Finding a way forward for profits, people and the planet.

The polemic around the expansion of oil palm plantations in the tropics continues, and increasingly involves consumers concerned with sustainability. At the core of the debate is the matter of hard trade-offs between conservation and development. Reconciling such trade-offs is still the major challenge facing governments and companies.

Available evidence suggests that palm oil production has contradictory impacts. It has positive impacts on both local and national economic growth, and in alleviating rural poverty. Yet plantations also drive social conflict in their development, and bring detriment to forests and peatlands as they expand, leading to negative impacts due to biodiversity loss and greenhouse gas (GHG) emissions.

The palm oil sector suffers from three performance issues, namely: land conflicts between local villagers and companies as well as immigrants, differences in yields between independent smallholders and industrial plantations, and a large carbon debt resulting from oil palm expansion into forestlands and peatlands. The challenge now is to find a way to ensure sustainable palm oil supply chains, in order to sustain economic gains while supporting conservation and climate action.
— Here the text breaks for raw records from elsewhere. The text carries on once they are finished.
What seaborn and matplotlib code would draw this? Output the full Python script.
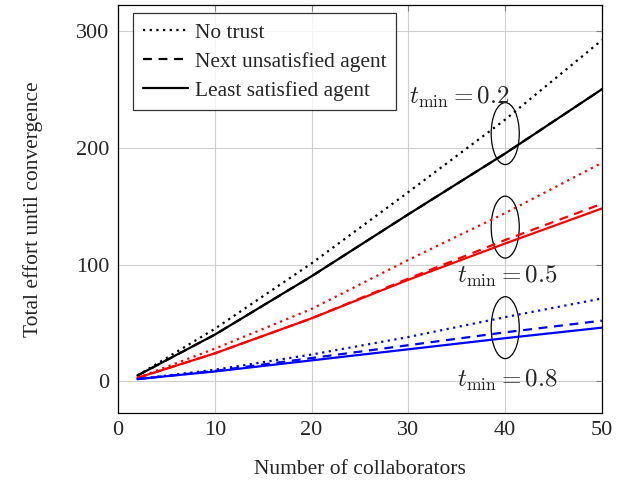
import numpy as np
import pandas as pd
import matplotlib
matplotlib.use("Agg")
import matplotlib.pyplot as plt
import seaborn as sns
from matplotlib.lines import Line2D
from matplotlib.patches import Ellipse

# values
collaborators = [2, 10, 20, 30, 40, 50]

# t_min = 0.2 (black)
no_trust_02 = [5, 45, 101, 162, 224, 292]
next_unsat_02 = [5, 40, 90, 143, 195, 250]
least_sat_02 = [5, 40, 90, 143, 195, 250]

# t_min = 0.5 (red)
no_trust_05 = [3, 28, 62, 104, 144, 187]
next_unsat_05 = [3, 24, 54, 88, 121, 152]
least_sat_05 = [3, 24, 54, 87, 118, 148]

# t_min = 0.8 (blue)
no_trust_08 = [2, 10, 23, 38, 55, 71]
next_unsat_08 = [2, 9, 20, 31, 42, 52]
least_sat_08 = [2, 8.5, 18, 27.5, 37, 46]

methods = ["No trust", "Next unsatisfied agent", "Least satisfied agent"]
tmins = ["0.2", "0.5", "0.8"]

series = {
    ("0.2", "No trust"): no_trust_02,
    ("0.2", "Next unsatisfied agent"): next_unsat_02,
    ("0.2", "Least satisfied agent"): least_sat_02,
    ("0.5", "No trust"): no_trust_05,
    ("0.5", "Next unsatisfied agent"): next_unsat_05,
    ("0.5", "Least satisfied agent"): least_sat_05,
    ("0.8", "No trust"): no_trust_08,
    ("0.8", "Next unsatisfied agent"): next_unsat_08,
    ("0.8", "Least satisfied agent"): least_sat_08,
}

rows = []
for (tm, meth), vals in series.items():
    for x, y in zip(collaborators, vals):
        rows.append({"n": x, "effort": y, "tmin": tm, "method": meth})
df = pd.DataFrame(rows)

sns.set_style("white")
plt.rcParams["font.family"] = ["Liberation Serif", "DejaVu Serif"]
plt.rcParams["mathtext.fontset"] = "cm"

colors = {"0.2": "black", "0.5": "red", "0.8": "blue"}
styles = {"No trust": (0, (1, 2)), "Next unsatisfied agent": (0, (4, 3)),
          "Least satisfied agent": "-"}

fig = plt.figure(figsize=(6.3, 4.84), dpi=100)
ax = fig.add_axes([0.1873, 0.1467, 0.7683, 0.8430])

for tm in tmins:
    for meth in methods:
        sub = df[(df["tmin"] == tm) & (df["method"] == meth)]
        sns.lineplot(data=sub, x="n", y="effort", ax=ax, color=colors[tm],
                     linestyle=styles[meth], linewidth=1.6, legend=False)

ax.set_xlim(0, 50)
ax.set_ylim(-27, 322)
ax.set_xticks([0, 10, 20, 30, 40, 50])
ax.set_yticks([0, 100, 200, 300])
ax.grid(True, color="#d0d0d0", linewidth=0.8)
ax.set_axisbelow(True)
ax.tick_params(direction="in", top=True, right=True, length=4, color="#808080",
               labelsize=16, pad=6)
for s in ax.spines.values():
    s.set_color("black")
    s.set_linewidth(0.9)

ax.set_xlabel("Number of collaborators", fontsize=15.5, labelpad=14)
ax.set_ylabel("Total effort until convergence", fontsize=15.5, labelpad=24)

# ellipses marking the groups at n = 40
for cy in [212, 132, 46]:
    ax.add_patch(Ellipse((40, cy), width=2.9, height=53, fill=False,
                         edgecolor="black", linewidth=0.9))

ax.text(35.3, 243, r"$t_{\min} = 0.2$", fontsize=18, ha="center", va="center")
ax.text(40.2, 90, r"$t_{\min} = 0.5$", fontsize=18, ha="center", va="center")
ax.text(40.2, 1, r"$t_{\min} = 0.8$", fontsize=18, ha="center", va="center")

handles = [Line2D([], [], color="black", linestyle=styles[m], linewidth=1.6)
           for m in methods]
leg = ax.legend(handles, methods, loc="upper left", fontsize=15.4,
                frameon=True, fancybox=False, edgecolor="black",
                handlelength=2.1, handletextpad=0.35, borderpad=0.45,
                labelspacing=0.42, borderaxespad=0,
                bbox_to_anchor=(0.031, 0.980))
leg.get_frame().set_linewidth(0.9)

fig.savefig("out.png", dpi=100)
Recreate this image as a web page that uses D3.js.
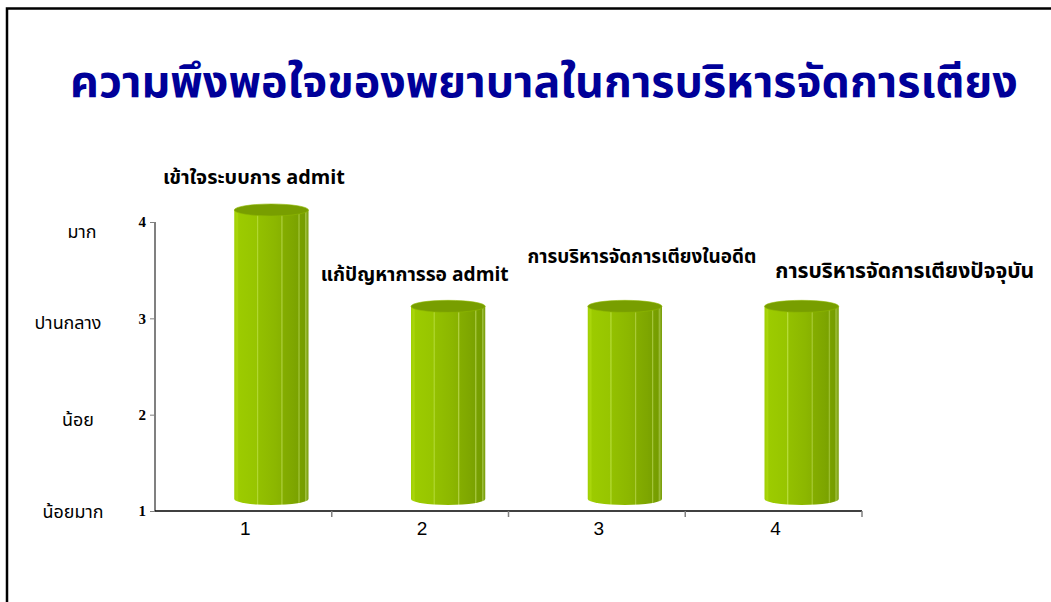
<!DOCTYPE html>
<html>
<head>
<meta charset="utf-8">
<script src="https://cdn.jsdelivr.net/npm/d3@7/dist/d3.min.js"></script>
<style>
  html, body { margin: 0; padding: 0; background: #fff; }
  svg { display: block; }
</style>
</head>
<body>
<svg id="chart" width="1051" height="602"></svg>
<script>
// Satisfaction scores per item (1 = very low ... 4 = high)
const categories = [1, 2, 3, 4];
const values = [4, 3, 3, 3];
const itemLabels = [
  "เข้าใจระบบการ admit",
  "แก้ปัญหาการรอ admit",
  "การบริหารจัดการเตียงในอดีต",
  "การบริหารจัดการเตียงปัจจุบัน"
];
const levelTicks = [1, 2, 3, 4];
const levelNames = ["น้อยมาก", "น้อย", "ปานกลาง", "มาก"];
const titleText = "ความพึงพอใจของพยาบาลในการบริหารจัดการเตียง";

const svg = d3.select("#chart");
const thaiFont = "Tahoma, 'Noto Sans Thai', 'Noto Sans', 'DejaVu Sans', sans-serif";

// scale a text element's font so it spans the given width
function fitWidth(node, target) {
  const sel = d3.select(node);
  const w = node.getComputedTextLength();
  const fs = +sel.attr("font-size");
  if (w > 0) sel.attr("font-size", fs * target / w);
  return +sel.attr("font-size");
}

// frame lines (top and left)
svg.append("path")
  .attr("d", "M7,602 V8.5 H1051")
  .attr("fill", "none").attr("stroke", "#000").attr("stroke-width", 2.5);

// title
const title = svg.append("text")
  .attr("x", 544).attr("y", 97)
  .attr("text-anchor", "middle")
  .attr("font-family", thaiFont)
  .attr("font-weight", "bold")
  .attr("font-size", 34)
  .attr("fill", "#000099")
  .text(titleText);
fitWidth(title.node(), 948);

// scales
const plot = { left: 155, right: 862, top: 222, bottom: 511 };
const x = d3.scaleBand().domain(categories).range([plot.left, plot.right]).padding(0);
const y = d3.scaleLinear().domain([1, 4]).range([plot.bottom, plot.top]);

// 3D depth shift of the columns
const depth = { dx: 28, dy: -12 };
const barW = x.bandwidth() * 0.42;
const ry = 6;

// cylinder shading
const defs = svg.append("defs");
const grad = defs.append("linearGradient").attr("id", "cyl")
  .attr("x1", 0).attr("x2", 1).attr("y1", 0).attr("y2", 0);
const bands = [
  [0.00, "#9fcf00"], [0.04, "#aad60c"], [0.06, "#9ccb00"], [0.30, "#97c500"],
  [0.31, "#b6dc3a"], [0.33, "#93c000"], [0.55, "#8cb700"], [0.63, "#88b200"],
  [0.64, "#b0d040"], [0.66, "#84ad00"], [0.80, "#7ea600"], [0.86, "#7aa200"],
  [0.87, "#a8c840"], [0.89, "#78a000"], [0.95, "#769d00"], [0.96, "#a0c040"],
  [1.00, "#739900"]
];
bands.forEach(([o, c]) => grad.append("stop").attr("offset", o).attr("stop-color", c));

// y axis
const yAxis = svg.append("g")
  .attr("transform", `translate(${plot.left},0)`)
  .call(d3.axisLeft(y).tickValues(levelTicks).tickFormat(d3.format("d")).tickSize(5).tickPadding(4));
yAxis.select(".domain").attr("stroke", "#808080").attr("stroke-width", 2)
  .attr("d", `M0,${plot.top}V${plot.bottom}`);
yAxis.selectAll(".tick line").attr("stroke", "#808080");
yAxis.selectAll(".tick text")
  .attr("font-family", "'Liberation Serif', 'Times New Roman', serif")
  .attr("font-weight", "bold").attr("font-size", 15).attr("fill", "#000");

// x axis
const xAxis = svg.append("g")
  .attr("transform", `translate(0,${plot.bottom})`)
  .call(d3.axisBottom(x).tickSize(0).tickPadding(11));
xAxis.select(".domain").attr("stroke", "#000").attr("stroke-width", 1.5)
  .attr("d", `M${plot.left},0H${plot.right}`);
xAxis.selectAll(".tick text")
  .attr("font-family", "'Liberation Sans', Arial, sans-serif")
  .attr("font-size", 19).attr("fill", "#000")
  .attr("dx", 2);
xAxis.selectAll(".sep")
  .data(categories)
  .join("line")
  .attr("class", "sep")
  .attr("x1", d => x(d) + x.bandwidth())
  .attr("x2", d => x(d) + x.bandwidth())
  .attr("y1", 0).attr("y2", 6)
  .attr("stroke", "#808080").attr("stroke-width", 1.5);

// level names left of the axis, one shared font size
const levelX = [73, 78, 68, 82];
const levelDy = [2, 6, 6, 11];
const levels = svg.append("g").selectAll("text")
  .data(levelTicks)
  .join("text")
  .attr("x", (d, i) => levelX[i])
  .attr("y", (d, i) => y(d) + levelDy[i])
  .attr("text-anchor", "middle")
  .attr("dominant-baseline", "middle")
  .attr("font-family", thaiFont)
  .attr("font-size", 15)
  .attr("fill", "#000")
  .text((d, i) => levelNames[i]);
const levelSize = fitWidth(levels.nodes()[2], 67);
levels.attr("font-size", levelSize);

// cylinders
const bars = svg.append("g").selectAll("g")
  .data(categories.map((c, i) => ({ c, v: values[i] })))
  .join("g")
  .attr("transform", d => `translate(${x(d.c) + x.bandwidth() / 2 + depth.dx},${depth.dy})`);

bars.append("path")
  .attr("fill", "url(#cyl)")
  .attr("d", d => {
    const yt = y(d.v), yb = y(1), r = barW / 2;
    return `M${-r},${yt} V${yb} A${r},${ry} 0 0 0 ${r},${yb} V${yt} Z`;
  });
bars.append("ellipse")
  .attr("cx", 0).attr("cy", d => y(d.v))
  .attr("rx", barW / 2).attr("ry", ry)
  .attr("fill", "#789e00")
  .attr("stroke", "#8fb800").attr("stroke-width", 0.6);

// item labels placed above the columns
const labelPos = [
  { dx: 8, dy: -38 },
  { dx: -11, dy: -37 },
  { dx: 19, dy: -55 },
  { dx: 90, dy: -40 }
];
const labelWidths = [182, 188, 229, 259];
svg.append("g").selectAll("text")
  .data(categories.map((c, i) => ({ c, v: values[i], i })))
  .join("text")
  .attr("x", d => x(d.c) + labelPos[d.i].dx)
  .attr("y", d => y(d.v) + labelPos[d.i].dy)
  .attr("font-family", thaiFont)
  .attr("font-weight", "bold")
  .attr("font-size", 14)
  .attr("fill", "#000")
  .text(d => itemLabels[d.i])
  .each(function (d) { fitWidth(this, labelWidths[d.i]); });
</script>
</body>
</html>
Employees drive to work on a plantation. Photo by I. Cooke Vieira/CIFOR

AIMING FOR CHANGE

Efforts are being made by governments, companies and civil society organizations on different fronts and at different levels to enhance the palm oil sector’s performance. Commitments to sustainability made by major palm oil companies have been accompanied by a more aggressive sustainability discourse by governments, and many civil society organizations have begun to play a new role as facilitators in the implementation of standards by companies, or as intermediaries between private and public actors.

In Indonesia, the previous government made important efforts to respond to the global climate change agenda, resulting in a moratorium on new licenses to develop primary forest or peatlands, which unfortunately in practice had limited impacts on reducing deforestation. The major corporate groups, through the Indonesian Palm Oil Pledge (IPOP) brought some new perspectives to halting deforestation through supply chain interventions, yet interestingly that triggered a strong political response from the government on the primacy of state regulations.

Two new fronts have since emerged. On one front, efforts are being made to enhance mandatory standards for sustainability by strengthening Indonesian Sustainable Palm Oil (ISPO) certification, accompanied by regulations on peatland intervention and restoration. On another front are efforts to safeguard the economic performance of the palm oil sector by expanding the domestic biodiesel market and applying subsidies to incentivize less competitive biodiesel production. In spite of strong arguments being made in favor of a social agenda, investments to support smallholders remain minimal.

An interesting turn of events has been the approval of an EU resolution suggesting that stronger constraints should apply to palm oil imports. This is not necessarily an opinion shared by some actors in Indonesia, who emphasize the importance of relying on national regulations. Signals have emerged that the government will be making the necessary steps to more fully embrace a sustainability framework. So far, the instrument for that seems to be a strengthened ISPO, with independent oversight. However, questions remain over the likely implementation costs, and institutional readiness at the local level.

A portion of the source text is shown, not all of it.